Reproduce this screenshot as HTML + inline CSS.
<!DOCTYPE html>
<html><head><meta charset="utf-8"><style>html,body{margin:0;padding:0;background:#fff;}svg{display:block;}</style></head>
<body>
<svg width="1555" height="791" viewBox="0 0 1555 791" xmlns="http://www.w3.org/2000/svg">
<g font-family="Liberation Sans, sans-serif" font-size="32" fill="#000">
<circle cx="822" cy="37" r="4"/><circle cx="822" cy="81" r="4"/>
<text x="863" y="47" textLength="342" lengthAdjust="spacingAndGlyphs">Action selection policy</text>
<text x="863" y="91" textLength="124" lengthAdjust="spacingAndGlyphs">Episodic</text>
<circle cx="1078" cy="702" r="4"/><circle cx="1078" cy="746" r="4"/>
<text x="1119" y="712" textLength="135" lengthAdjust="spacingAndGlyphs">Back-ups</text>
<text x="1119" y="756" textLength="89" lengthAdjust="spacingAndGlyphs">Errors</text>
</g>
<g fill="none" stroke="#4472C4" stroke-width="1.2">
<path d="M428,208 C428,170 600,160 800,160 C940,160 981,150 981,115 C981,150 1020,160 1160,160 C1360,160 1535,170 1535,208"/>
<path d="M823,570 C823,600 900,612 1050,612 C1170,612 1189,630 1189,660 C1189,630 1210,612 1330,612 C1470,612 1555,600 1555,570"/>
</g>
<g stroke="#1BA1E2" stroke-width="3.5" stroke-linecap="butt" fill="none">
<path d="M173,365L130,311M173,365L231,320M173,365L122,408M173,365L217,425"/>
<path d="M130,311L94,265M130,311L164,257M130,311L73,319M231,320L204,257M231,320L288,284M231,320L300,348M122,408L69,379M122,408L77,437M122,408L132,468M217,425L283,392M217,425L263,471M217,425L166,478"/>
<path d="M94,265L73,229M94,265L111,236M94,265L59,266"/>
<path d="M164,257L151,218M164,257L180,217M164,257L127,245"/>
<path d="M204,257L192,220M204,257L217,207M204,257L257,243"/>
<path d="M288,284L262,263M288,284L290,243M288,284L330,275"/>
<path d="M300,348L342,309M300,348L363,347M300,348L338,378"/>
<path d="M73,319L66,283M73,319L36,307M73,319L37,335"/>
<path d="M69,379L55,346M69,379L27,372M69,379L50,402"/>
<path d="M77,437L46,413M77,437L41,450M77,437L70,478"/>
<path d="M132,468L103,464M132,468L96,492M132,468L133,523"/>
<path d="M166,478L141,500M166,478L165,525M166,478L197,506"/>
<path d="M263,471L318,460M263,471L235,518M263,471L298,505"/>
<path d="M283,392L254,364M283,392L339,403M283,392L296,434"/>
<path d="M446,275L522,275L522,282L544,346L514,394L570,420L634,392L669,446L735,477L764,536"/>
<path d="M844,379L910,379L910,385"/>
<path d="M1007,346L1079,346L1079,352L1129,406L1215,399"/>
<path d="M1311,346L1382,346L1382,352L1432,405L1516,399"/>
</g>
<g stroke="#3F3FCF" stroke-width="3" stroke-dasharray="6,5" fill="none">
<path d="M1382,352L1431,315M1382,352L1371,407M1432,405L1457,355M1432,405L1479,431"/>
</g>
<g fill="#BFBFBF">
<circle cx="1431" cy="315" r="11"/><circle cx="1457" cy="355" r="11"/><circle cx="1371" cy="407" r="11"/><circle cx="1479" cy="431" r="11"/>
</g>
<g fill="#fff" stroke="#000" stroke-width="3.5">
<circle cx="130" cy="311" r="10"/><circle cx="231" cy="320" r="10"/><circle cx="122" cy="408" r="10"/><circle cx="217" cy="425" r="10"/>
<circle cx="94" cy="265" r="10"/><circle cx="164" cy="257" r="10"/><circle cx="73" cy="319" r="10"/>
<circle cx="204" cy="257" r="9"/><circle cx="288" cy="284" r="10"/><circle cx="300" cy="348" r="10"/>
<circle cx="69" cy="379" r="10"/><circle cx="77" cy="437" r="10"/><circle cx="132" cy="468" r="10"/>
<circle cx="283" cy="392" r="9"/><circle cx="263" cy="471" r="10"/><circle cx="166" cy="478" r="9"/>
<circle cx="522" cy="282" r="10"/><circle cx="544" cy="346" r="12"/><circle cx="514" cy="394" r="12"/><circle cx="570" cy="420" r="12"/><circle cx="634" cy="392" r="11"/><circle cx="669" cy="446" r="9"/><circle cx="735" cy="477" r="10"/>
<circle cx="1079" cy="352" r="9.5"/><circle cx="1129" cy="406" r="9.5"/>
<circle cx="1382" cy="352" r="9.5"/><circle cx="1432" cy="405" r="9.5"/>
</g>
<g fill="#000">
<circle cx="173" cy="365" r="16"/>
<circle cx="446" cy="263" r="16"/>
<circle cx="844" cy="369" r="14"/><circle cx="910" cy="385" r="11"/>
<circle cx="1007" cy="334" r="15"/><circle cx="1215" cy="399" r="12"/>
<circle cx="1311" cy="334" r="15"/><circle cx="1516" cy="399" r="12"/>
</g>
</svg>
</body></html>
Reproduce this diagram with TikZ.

===============

*What to do:* Transcribe each entry precisely, missing none.

*Result for this exercise:*
Reproduce this screenshot as HTML + inline CSS.
<!DOCTYPE html>
<html><head><meta charset="utf-8"><style>html,body{margin:0;padding:0;background:#fff;}svg{display:block;}</style></head>
<body>
<svg width="1555" height="791" viewBox="0 0 1555 791" xmlns="http://www.w3.org/2000/svg">
<g font-family="Liberation Sans, sans-serif" font-size="32" fill="#000">
<circle cx="822" cy="37" r="4"/><circle cx="822" cy="81" r="4"/>
<text x="863" y="47" textLength="342" lengthAdjust="spacingAndGlyphs">Action selection policy</text>
<text x="863" y="91" textLength="124" lengthAdjust="spacingAndGlyphs">Episodic</text>
<circle cx="1078" cy="702" r="4"/><circle cx="1078" cy="746" r="4"/>
<text x="1119" y="712" textLength="135" lengthAdjust="spacingAndGlyphs">Back-ups</text>
<text x="1119" y="756" textLength="89" lengthAdjust="spacingAndGlyphs">Errors</text>
</g>
<g fill="none" stroke="#4472C4" stroke-width="1.2">
<path d="M428,208 C428,170 600,160 800,160 C940,160 981,150 981,115 C981,150 1020,160 1160,160 C1360,160 1535,170 1535,208"/>
<path d="M823,570 C823,600 900,612 1050,612 C1170,612 1189,630 1189,660 C1189,630 1210,612 1330,612 C1470,612 1555,600 1555,570"/>
</g>
<g stroke="#1BA1E2" stroke-width="3.5" stroke-linecap="butt" fill="none">
<path d="M173,365L130,311M173,365L231,320M173,365L122,408M173,365L217,425"/>
<path d="M130,311L94,265M130,311L164,257M130,311L73,319M231,320L204,257M231,320L288,284M231,320L300,348M122,408L69,379M122,408L77,437M122,408L132,468M217,425L283,392M217,425L263,471M217,425L166,478"/>
<path d="M94,265L73,229M94,265L111,236M94,265L59,266"/>
<path d="M164,257L151,218M164,257L180,217M164,257L127,245"/>
<path d="M204,257L192,220M204,257L217,207M204,257L257,243"/>
<path d="M288,284L262,263M288,284L290,243M288,284L330,275"/>
<path d="M300,348L342,309M300,348L363,347M300,348L338,378"/>
<path d="M73,319L66,283M73,319L36,307M73,319L37,335"/>
<path d="M69,379L55,346M69,379L27,372M69,379L50,402"/>
<path d="M77,437L46,413M77,437L41,450M77,437L70,478"/>
<path d="M132,468L103,464M132,468L96,492M132,468L133,523"/>
<path d="M166,478L141,500M166,478L165,525M166,478L197,506"/>
<path d="M263,471L318,460M263,471L235,518M263,471L298,505"/>
<path d="M283,392L254,364M283,392L339,403M283,392L296,434"/>
<path d="M446,275L522,275L522,282L544,346L514,394L570,420L634,392L669,446L735,477L764,536"/>
<path d="M844,379L910,379L910,385"/>
<path d="M1007,346L1079,346L1079,352L1129,406L1215,399"/>
<path d="M1311,346L1382,346L1382,352L1432,405L1516,399"/>
</g>
<g stroke="#3F3FCF" stroke-width="3" stroke-dasharray="6,5" fill="none">
<path d="M1382,352L1431,315M1382,352L1371,407M1432,405L1457,355M1432,405L1479,431"/>
</g>
<g fill="#BFBFBF">
<circle cx="1431" cy="315" r="11"/><circle cx="1457" cy="355" r="11"/><circle cx="1371" cy="407" r="11"/><circle cx="1479" cy="431" r="11"/>
</g>
<g fill="#fff" stroke="#000" stroke-width="3.5">
<circle cx="130" cy="311" r="10"/><circle cx="231" cy="320" r="10"/><circle cx="122" cy="408" r="10"/><circle cx="217" cy="425" r="10"/>
<circle cx="94" cy="265" r="10"/><circle cx="164" cy="257" r="10"/><circle cx="73" cy="319" r="10"/>
<circle cx="204" cy="257" r="9"/><circle cx="288" cy="284" r="10"/><circle cx="300" cy="348" r="10"/>
<circle cx="69" cy="379" r="10"/><circle cx="77" cy="437" r="10"/><circle cx="132" cy="468" r="10"/>
<circle cx="283" cy="392" r="9"/><circle cx="263" cy="471" r="10"/><circle cx="166" cy="478" r="9"/>
<circle cx="522" cy="282" r="10"/><circle cx="544" cy="346" r="12"/><circle cx="514" cy="394" r="12"/><circle cx="570" cy="420" r="12"/><circle cx="634" cy="392" r="11"/><circle cx="669" cy="446" r="9"/><circle cx="735" cy="477" r="10"/>
<circle cx="1079" cy="352" r="9.5"/><circle cx="1129" cy="406" r="9.5"/>
<circle cx="1382" cy="352" r="9.5"/><circle cx="1432" cy="405" r="9.5"/>
</g>
<g fill="#000">
<circle cx="173" cy="365" r="16"/>
<circle cx="446" cy="263" r="16"/>
<circle cx="844" cy="369" r="14"/><circle cx="910" cy="385" r="11"/>
<circle cx="1007" cy="334" r="15"/><circle cx="1215" cy="399" r="12"/>
<circle cx="1311" cy="334" r="15"/><circle cx="1516" cy="399" r="12"/>
</g>
</svg>
</body></html>
Reproduce this diagram with TikZ.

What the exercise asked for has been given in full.